C’est également important parce que vous le disiez les produits dérivés d’Arma 3 (créés par Bohemia Interactive Simulations) sont utilisés pour des formations de militaires qui vont ensuite sur le terrain…« De très nombreuses forces armées de l’OTAN les emploient régulièrement dans leurs formations donc c’est vraiment un medium intéressant pour pouvoir approcher ce public et leur passer ce message par rapport à l’existence de règles. Ces militaires doivent en général passer par des formations sur le droit des conflits armés avec généralement des séances qui peuvent être longues et pas forcément intéressantes. On pense que les jeux vidéo pourraient représenter une alternative intéressante et plus interactive pour expérimenter ces règles. »
Où en sont vont contacts avec les autres studios qui produisent également des jeux populaires comme Call of Duty ou autres?
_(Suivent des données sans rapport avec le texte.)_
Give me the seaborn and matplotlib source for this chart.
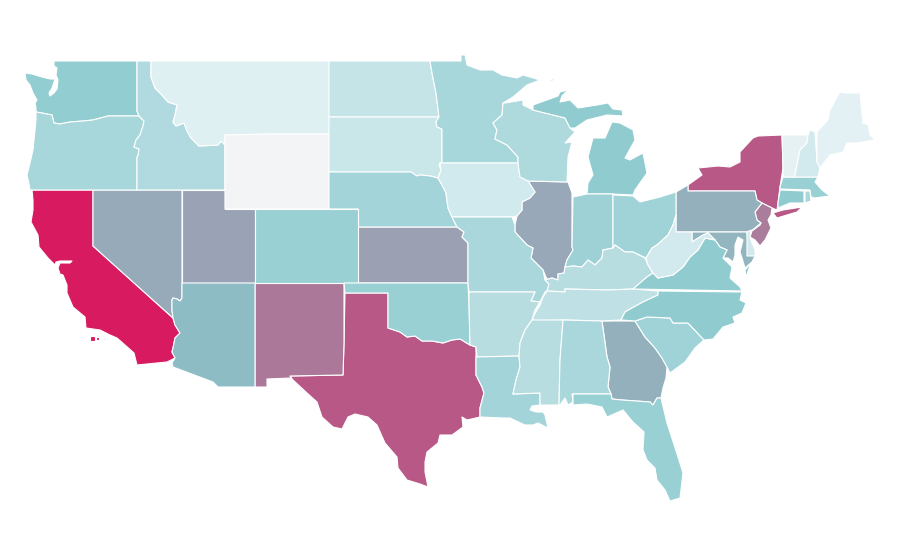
import matplotlib
matplotlib.use("Agg")
import matplotlib.pyplot as plt
from matplotlib.colors import LinearSegmentedColormap, Normalize
import seaborn as sns

sns.set_theme(style="white")

# state values, 0-100
states = ["CA", "TX", "NY", "NM", "NJ", "KS", "UT", "IL", "NV", "PA", "GA", "MD", "AZ",
          "WA", "OR", "ID", "MT", "WY", "ND", "SD", "NE", "CO", "OK", "MN", "IA", "MO",
          "AR", "LA", "WI", "MI", "IN", "OH", "KY", "TN", "MS", "AL", "FL", "SC", "NC",
          "VA", "WV", "DE", "CT", "RI", "MA", "VT", "NH", "ME"]
values = [100, 72, 72, 62, 60, 47, 46, 44, 43, 41, 41, 39, 36,
          29, 23, 20, 6, 0, 14, 12.5, 24, 27, 27, 23, 10.5, 22,
          18, 24, 21, 30, 26, 25, 18, 16, 18, 22, 27, 25, 30,
          30, 10, 10, 30, 22, 27, 4, 10, 5]

# colour stops of the scale
scale_colors = ["#f3f4f6", "#dff0f3", "#8fcbd0", "#8ebcc5", "#98a8b8", "#ac7899", "#b85886", "#d81b60"]
scale_stops = [0, 0.06, 0.3, 0.36, 0.44, 0.62, 0.72, 1]

# shared borders, pixel coordinates of the 900x560 map
columbia = [(139, 116), (108, 116), (93, 120), (83, 121), (70, 122), (60, 124), (54, 123),
            (52, 115), (42, 113), (36, 112)]
snake = [(139, 116), (144, 121), (143, 126), (140, 135), (136, 140), (134, 147), (139, 149),
         (138, 156), (137, 157), (137, 190)]
bitterroot = [(151, 61), (151, 77), (155, 88), (162, 95), (168, 102), (177, 105), (175, 115),
              (173, 122), (176, 126), (184, 123), (187, 131), (191, 138), (197, 144),
              (199, 146), (218, 145), (221, 141), (225, 145)]
nv_az = [(182, 283), (182, 298), (180, 301), (177, 299), (173, 298), (172, 300), (172, 310),
         (173, 318)]
colorado_river = [(173, 318), (175, 325), (180, 333), (175, 338), (173, 348), (172, 352),
                  (175, 358)]
red_river = [(388, 328), (400, 332), (407, 337), (415, 336), (422, 341), (432, 341),
             (443, 343), (452, 340), (460, 339), (470, 345)]
sabine = [(476, 357), (476, 375), (482, 387), (484, 393), (480, 408), (480, 417)]
missouri_river = [(438, 178), (442, 185), (446, 193), (448, 208), (452, 217), (457, 227)]
big_sioux = [(440, 163), (439, 165), (441, 170), (438, 178)]
ks_mo = [(457, 227), (464, 232), (462, 237), (468, 243), (468, 283)]
il_west = [(528, 181), (535, 192), (530, 198), (522, 202), (522, 210), (517, 216), (515, 225),
           (515, 232), (527, 245), (533, 248), (531, 258), (543, 270), (545, 280)]
ohio_river = [(645, 258), (633, 252), (625, 252), (615, 245), (613, 248), (603, 250), (602, 258),
              (595, 265), (588, 260), (582, 267), (573, 266), (565, 267)]
il_ky = [(565, 267), (564, 273), (558, 274), (558, 280), (552, 278), (545, 280), (549, 284)]
river_low = [(540, 302), (535, 310), (532, 320), (525, 330), (520, 343), (519, 356), (520, 367),
             (516, 380), (513, 394)]
wi_il = [(567, 182), (528, 181), (520, 177), (518, 163), (518, 157), (507, 145), (495, 139),
         (497, 130), (493, 123), (502, 115), (503, 103)]
al_ga = [(602, 321), (607, 357), (610, 367), (608, 387), (611, 394)]
savannah = [(635, 321), (645, 337), (655, 348), (662, 358), (667, 367)]
ga_south = [(611, 394), (612, 399), (622, 400), (650, 402), (653, 405), (657, 398), (661, 398)]
sc_north = [(635, 321), (647, 317), (670, 318), (673, 323), (688, 323), (704, 340)]
tn_east = [(658, 291), (658, 295), (643, 302), (632, 308), (625, 312), (621, 320)]
wv_south = [(653, 273), (658, 278), (673, 275), (683, 267), (690, 257), (698, 250), (705, 238)]
wv_west = [(676, 215), (673, 225), (668, 235), (657, 245), (652, 248), (646, 258)]
pa_east = [(755, 191), (757, 200), (762, 203), (755, 212), (757, 220), (761, 223), (750, 232)]
md_wv = [(692, 242), (703, 235), (708, 233), (715, 240), (720, 247), (727, 250), (723, 258)]

outlines = {
    "WA": [[(54, 61), (137, 61), (137, 111)] + columbia
           + [(36, 108), (35, 103), (37, 100), (33, 93), (30, 85), (26, 80), (25, 73), (32, 74),
              (42, 77), (50, 79), (55, 79), (52, 88), (49, 93), (50, 96), (54, 93), (57, 89),
              (58, 80), (56, 75), (57, 68), (54, 66)]],
    "OR": [columbia[::-1] + snake
           + [(30, 190), (29, 184), (27, 175), (30, 163), (33, 150), (34, 140), (35, 130), (36, 120)]],
    "ID": [[(137, 61)] + bitterroot + [(225, 190)] + snake[::-1] + [(137, 111)]],
    "MT": [bitterroot + [(225, 135), (275, 134), (330, 134), (330, 61)]],
    "WY": [[(225, 135), (275, 134), (330, 134), (330, 209), (225, 209)]],
    "ND": [[(329, 61), (430, 61), (432, 73), (436, 93), (439, 117), (329, 117)]],
    "SD": [[(329, 117), (439, 117), (436, 122), (437, 127), (442, 129), (442, 162), (440, 163)]
           + big_sioux[1:] + [(430, 176), (420, 175), (417, 176), (411, 172), (329, 172)]],
    "NE": [[(329, 172), (411, 172), (417, 176), (420, 175), (430, 176)] + missouri_river
           + [(358, 227), (358, 209), (329, 209)]],
    "CO": [[(255, 209), (329, 209), (358, 209), (358, 283), (255, 283)]],
    "UT": [[(182, 190), (225, 190), (225, 209), (255, 209), (255, 283), (182, 283)]],
    "NV": [[(93, 190), (182, 190)] + nv_az + [(93, 246)]],
    "CA": [[(32, 190), (93, 190), (93, 246)] + colorado_river
           + [(167, 362), (137, 365), (134, 353), (125, 345), (117, 338), (110, 335), (100, 330),
              (86, 328), (85, 317), (73, 307), (67, 293), (67, 285), (63, 275), (60, 274), (58, 268),
              (60, 263), (70, 263), (72, 261), (60, 261), (56, 262), (55, 265), (48, 258), (39, 247),
              (38, 235), (31, 222), (33, 210), (33, 200)],
           [(90, 336), (95, 336), (95, 341), (90, 341)],
           [(96, 337), (99, 337), (99, 340), (96, 340)]],
    "AZ": [nv_az + colorado_river[1:]
           + [(172, 363), (173, 367), (213, 382), (218, 387), (255, 387), (255, 283)]],
    "NM": [[(255, 283), (344, 283), (344, 343), (343, 375), (290, 376), (291, 378), (267, 379),
            (267, 387), (255, 387)]],
    "TX": [[(345, 293), (388, 293)] + red_river
           + [(476, 347)] + sabine
           + [(467, 420), (462, 417), (463, 427), (452, 435), (440, 435), (438, 443), (427, 452),
              (425, 462), (425, 472), (428, 487), (420, 484), (407, 480), (398, 468), (397, 457),
              (385, 443), (377, 425), (368, 417), (355, 414), (348, 417), (342, 429), (333, 427),
              (322, 417), (317, 402), (307, 393), (293, 380), (290, 376), (343, 375), (344, 343)]],
    "OK": [[(344, 283), (468, 283), (469, 303)] + red_river[::-1] + [(388, 293), (345, 293)]],
    "KS": [[(358, 227)] + ks_mo + [(358, 283)]],
    "MO": [[(452, 217), (512, 217), (515, 225), (515, 232), (527, 245), (533, 248), (531, 258),
            (543, 270), (545, 280), (549, 284), (548, 290), (545, 292), (540, 302), (531, 301),
            (535, 292), (469, 292), (468, 283), (468, 243), (462, 237), (464, 232), (457, 227)]],
    "AR": [[(469, 292), (535, 292), (531, 301)] + river_low[:6] + [(477, 357), (476, 347), (470, 345),
                                                                  (469, 303)]],
    "LA": [[(476, 357)] + river_low[5:]
           + [(540, 393), (540, 405), (532, 406), (530, 410), (536, 412), (543, 412), (545, 415),
              (548, 428), (538, 423), (533, 425), (525, 425), (510, 418), (503, 418), (480, 417)]
           + sabine[::-1][1:]],
    "MN": [[(430, 61), (461, 61), (461, 55), (465, 55), (467, 65), (480, 70), (493, 70), (502, 75),
            (517, 78), (523, 75), (540, 80), (527, 85), (513, 97), (503, 103), (502, 115), (493, 123),
            (497, 130), (495, 139), (507, 145), (518, 157), (518, 163), (442, 163), (442, 129),
            (437, 127), (436, 122), (439, 117), (436, 93), (432, 73)]],
    "IA": [[(440, 163), (518, 163), (520, 177), (528, 181), (535, 192), (530, 198), (522, 202),
            (522, 210), (517, 216), (512, 217), (452, 217), (448, 208), (446, 193), (442, 185),
            (438, 178), (441, 170)]],
    "WI": [[(505, 103), (523, 100), (523, 105), (533, 110), (565, 118), (570, 128), (575, 132),
            (565, 143), (572, 142), (568, 157)] + wi_il],
    "IL": [[(568, 182), (572, 193), (572, 247), (573, 250), (567, 260)] + il_ky
           + il_west[::-1][1:]],
    "IN": [[(573, 197), (587, 194), (613, 194), (613, 248), (603, 250), (602, 258), (595, 265),
            (588, 260), (582, 267), (573, 266), (565, 267), (567, 260), (573, 250), (572, 247)]],
    "OH": [[(613, 195), (633, 196), (640, 202), (660, 197), (676, 192)] + wv_west
           + [(633, 252), (625, 252), (615, 245), (613, 248)]],
    "MI": [[(533, 105), (558, 96), (560, 92), (568, 90), (562, 96), (560, 102), (570, 100), (578, 108),
            (597, 105), (608, 103), (613, 109), (622, 110), (623, 116), (607, 115), (587, 120), (575, 128),
            (570, 128), (565, 118), (533, 110)],
           [(587, 194), (588, 183), (593, 175), (588, 157), (593, 138), (605, 138), (612, 122),
            (620, 123), (633, 130), (635, 140), (625, 158), (630, 160), (643, 153), (647, 173),
            (635, 190), (633, 195), (613, 194)],
           [(550, 81), (554, 78), (555, 79), (551, 82)]],
    "KY": [ohio_river + il_ky[1:] + [(547, 291), (565, 292), (565, 289), (608, 290), (633, 289),
                                     (647, 277), (653, 273), (648, 265)]],
    "TN": [[(547, 291), (565, 292), (565, 289), (608, 290), (633, 289)] + tn_east
           + [(602, 321), (563, 320), (533, 321), (533, 317), (540, 305), (543, 297)]],
    "MS": [[(532, 320), (563, 320), (560, 360), (559, 405), (540, 405), (540, 393)]
           + river_low[:2:-1]],
    "AL": [[(563, 320)] + al_ga + [(572, 394), (573, 402), (568, 405), (565, 398), (560, 405), (559, 405),
                                  (560, 360)]],
    "GA": [[(602, 321), (635, 321)] + savannah[1:]
           + [(666, 378), (663, 388), (661, 398), (657, 398), (653, 405), (650, 402), (622, 400),
              (612, 399), (611, 394), (608, 387), (610, 367), (607, 357)]],
    "FL": [[(573, 394)] + ga_south
           + [(667, 423), (678, 457), (683, 473), (680, 498), (670, 501), (665, 490), (657, 480),
              (655, 468), (647, 460), (643, 450), (644, 432), (633, 422), (623, 410), (607, 417),
              (602, 407), (587, 404), (573, 405), (573, 402)]],
    "SC": [sc_north + [(695, 348), (685, 362), (670, 373), (667, 367)] + savannah[::-1][1:]],
    "NC": [[(658, 291), (742, 292), (740, 300), (746, 303), (742, 313), (733, 317), (735, 323),
            (723, 327), (713, 339), (704, 340)] + sc_north[::-1][1:] + [(621, 320)]
           + tn_east[::-1][1:]],
    "VA": [[(633, 289), (647, 277)] + wv_south + [(715, 240), (720, 247), (727, 250), (723, 258),
                                                  (732, 267), (730, 278), (740, 287), (742, 291)],
           [(751, 263), (746, 277), (745, 270)]],
    "WV": [[(676, 215), (676, 232), (692, 232), (692, 242), (703, 235), (708, 233), (715, 240)]
           + wv_south[::-1] + [(648, 265)] + wv_west[::-1]],
    "MD": [[(692, 232), (747, 232), (748, 243), (755, 256), (752, 262), (745, 268), (742, 258),
            (740, 252), (743, 240), (738, 237), (735, 245), (735, 255), (733, 262), (728, 258)]
           + md_wv[::-1]],
    "DE": [[(747, 232), (751, 230), (750, 238), (755, 250), (755, 256), (747, 256)]],
    "PA": [[(676, 192), (688, 185), (688, 191)] + pa_east + [(747, 232), (676, 232)]],
    "NJ": [[(762, 203), (772, 208), (771, 215), (768, 220), (771, 228), (765, 240), (760, 246),
            (755, 240), (750, 237), (752, 231), (760, 225), (761, 223), (757, 220), (755, 212)]],
    "NY": [[(688, 185), (702, 175), (698, 168), (718, 166), (730, 167), (740, 162), (740, 152),
            (753, 138), (758, 136), (782, 135), (783, 168), (780, 187), (778, 203), (777, 210),
            (772, 208), (762, 203), (757, 200), (755, 191), (688, 191)],
           [(773, 213), (783, 210), (802, 207), (797, 212), (787, 215), (777, 218)]],
    "VT": [[(782, 135), (808, 135), (807, 143), (800, 150), (795, 175), (795, 177), (783, 177), (783, 168)]],
    "NH": [[(808, 135), (810, 130), (815, 132), (817, 162), (820, 168), (818, 177), (795, 177),
            (795, 175), (800, 150), (807, 143)]],
    "ME": [[(817, 132), (828, 120), (830, 110), (840, 92), (845, 93), (860, 93), (863, 123), (868, 125),
            (870, 135), (875, 140), (857, 143), (847, 143), (843, 152), (830, 155), (820, 168), (817, 162)]],
    "MA": [[(783, 177), (818, 177), (815, 182), (822, 190), (830, 196), (822, 197), (815, 198),
            (811, 197), (810, 190), (780, 189), (780, 187)]],
    "CT": [[(780, 190), (804, 191), (804, 203), (790, 203), (778, 208), (778, 203)]],
    "RI": [[(805, 191), (810, 191), (811, 201), (805, 203)]],
}

fig, ax = plt.subplots(figsize=(9, 5.6), dpi=100)
fig.subplots_adjust(left=0, right=1, top=1, bottom=0)

cmap = LinearSegmentedColormap.from_list("states", list(zip(scale_stops, sns.color_palette(scale_colors))))
norm = Normalize(vmin=0, vmax=100)

for state, value in zip(states, values):
    for part in outlines[state]:
        xs, ys = zip(*part)
        ax.fill(xs, ys, facecolor=cmap(norm(value)), edgecolor="white", linewidth=0.8, joinstyle="round")

ax.set_xlim(0, 900)
ax.set_ylim(560, 0)
ax.axis("off")

fig.savefig("out.png", dpi=100)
« Nous avons pris contact avec différentes sociétés mais nous avons encore des difficultés à trouver les bonnes entrées pour discuter ou faire des propositions concrètes. Peut-être qu’une des difficultés pour nous est que nous ne proposons pas une solution toute faite. Nous pensons que les jeux devraient effectivement intégrer des éléments du droit mais nous n’avons pas de système de pénalités ou autres à promouvoir, donc c’est vraiment un dialogue que nous désirons avoir avec les sociétés qui produisent ces jeux. »Les fondateurs de la Croix Rouge auraient sans doute eu un peu de mal à croire en 1863 qu’un siècle et demi après, leur organisation humanitaire allait aussi, en plus de tout ce qu’elle fait sur le terrain, s’employer à faire respecter le droit de la guerre dans le monde virtuel.